The exercise: Return each line of the data below exactly, omitting any pictures.
====== Dataset excerpt ======
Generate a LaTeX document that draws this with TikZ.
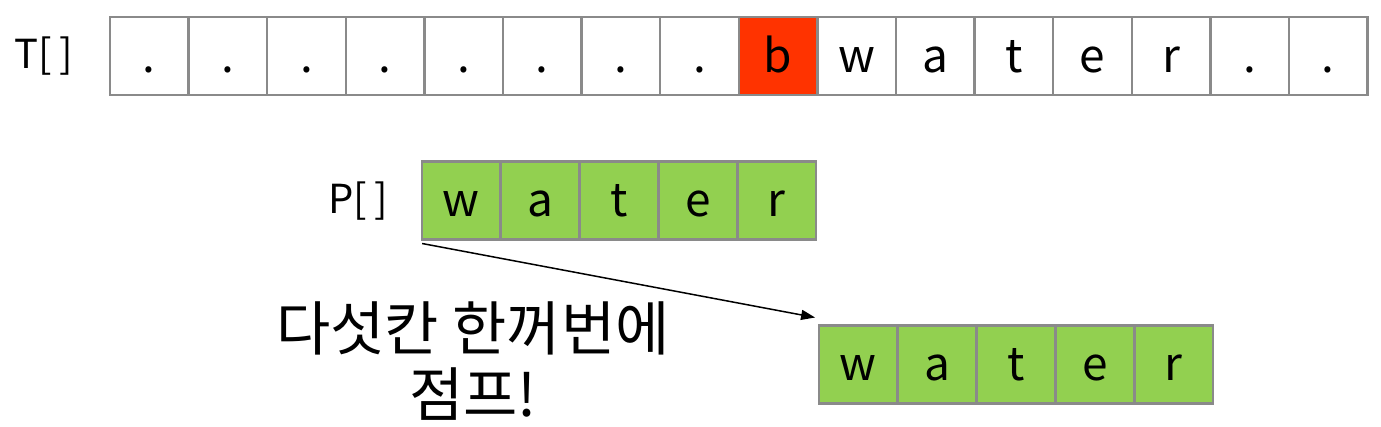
\documentclass[tikz,border=0pt]{standalone}
\usepackage{fontspec}
\setmainfont{Noto Sans CJK KR}
\usepackage{xcolor}
\usetikzlibrary{arrows.meta}
\definecolor{cellgray}{HTML}{8A8A8A}
\definecolor{hitred}{HTML}{FF3300}
\definecolor{patgreen}{HTML}{92D050}

\begin{document}
\begin{tikzpicture}[x=1pt,y=-1pt,
  cell/.style={draw=cellgray,line width=2.5pt,minimum width=78.6pt,minimum height=78pt,inner sep=0pt,outer sep=0pt,text height=40pt,text depth=8pt,font=\fontsize{46}{50}\selectfont},
  pcell/.style={cell,fill=patgreen},
  rowlabel/.style={anchor=base east,font=\fontsize{40}{44}\selectfont}]
   \useasboundingbox (0,0) rectangle (1381,426);
   % text row
   \node[rowlabel] (tlabel) at (77,68) {T[\hspace{0.2em}]};
   \foreach \c/\f [count=\i] in {./white,./white,./white,./white,./white,./white,./white,./white,b/hitred,w/white,a/white,t/white,e/white,r/white,./white,./white}
     \node[cell,fill=\f] (t\i) at (110+78.6*\i-39.3,56) {\c};
   % pattern row
   \node[rowlabel] (plabel) at (392,213) {P[\hspace{0.2em}]};
   \foreach \c [count=\i] in {w,a,t,e,r}
     \node[pcell] (p\i) at (422+78.8*\i-39.4,200.5) {\c};
   % shifted pattern
   \foreach \c [count=\i] in {w,a,t,e,r}
     \node[pcell] (q\i) at (819+78.8*\i-39.4,364.5) {\c};
   \draw[-{Triangle[length=14pt,width=10pt]},line width=1.5pt] ([yshift=-4pt]p1.south west) -- ([shift={(-4pt,8pt)}]q1.north west);
   \node[align=center,font=\fontsize{59}{66}\selectfont] (jump) at (473,361) {다섯칸 한꺼번에\\점프!};
\end{tikzpicture}
\end{document}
======
Complete answer:
Generate a LaTeX document that draws this with TikZ.
\documentclass[tikz,border=0pt]{standalone}
\usepackage{fontspec}
\setmainfont{Noto Sans CJK KR}
\usepackage{xcolor}
\usetikzlibrary{arrows.meta}
\definecolor{cellgray}{HTML}{8A8A8A}
\definecolor{hitred}{HTML}{FF3300}
\definecolor{patgreen}{HTML}{92D050}

\begin{document}
\begin{tikzpicture}[x=1pt,y=-1pt,
  cell/.style={draw=cellgray,line width=2.5pt,minimum width=78.6pt,minimum height=78pt,inner sep=0pt,outer sep=0pt,text height=40pt,text depth=8pt,font=\fontsize{46}{50}\selectfont},
  pcell/.style={cell,fill=patgreen},
  rowlabel/.style={anchor=base east,font=\fontsize{40}{44}\selectfont}]
   \useasboundingbox (0,0) rectangle (1381,426);
   % text row
   \node[rowlabel] (tlabel) at (77,68) {T[\hspace{0.2em}]};
   \foreach \c/\f [count=\i] in {./white,./white,./white,./white,./white,./white,./white,./white,b/hitred,w/white,a/white,t/white,e/white,r/white,./white,./white}
     \node[cell,fill=\f] (t\i) at (110+78.6*\i-39.3,56) {\c};
   % pattern row
   \node[rowlabel] (plabel) at (392,213) {P[\hspace{0.2em}]};
   \foreach \c [count=\i] in {w,a,t,e,r}
     \node[pcell] (p\i) at (422+78.8*\i-39.4,200.5) {\c};
   % shifted pattern
   \foreach \c [count=\i] in {w,a,t,e,r}
     \node[pcell] (q\i) at (819+78.8*\i-39.4,364.5) {\c};
   \draw[-{Triangle[length=14pt,width=10pt]},line width=1.5pt] ([yshift=-4pt]p1.south west) -- ([shift={(-4pt,8pt)}]q1.north west);
   \node[align=center,font=\fontsize{59}{66}\selectfont] (jump) at (473,361) {다섯칸 한꺼번에\\점프!};
\end{tikzpicture}
\end{document}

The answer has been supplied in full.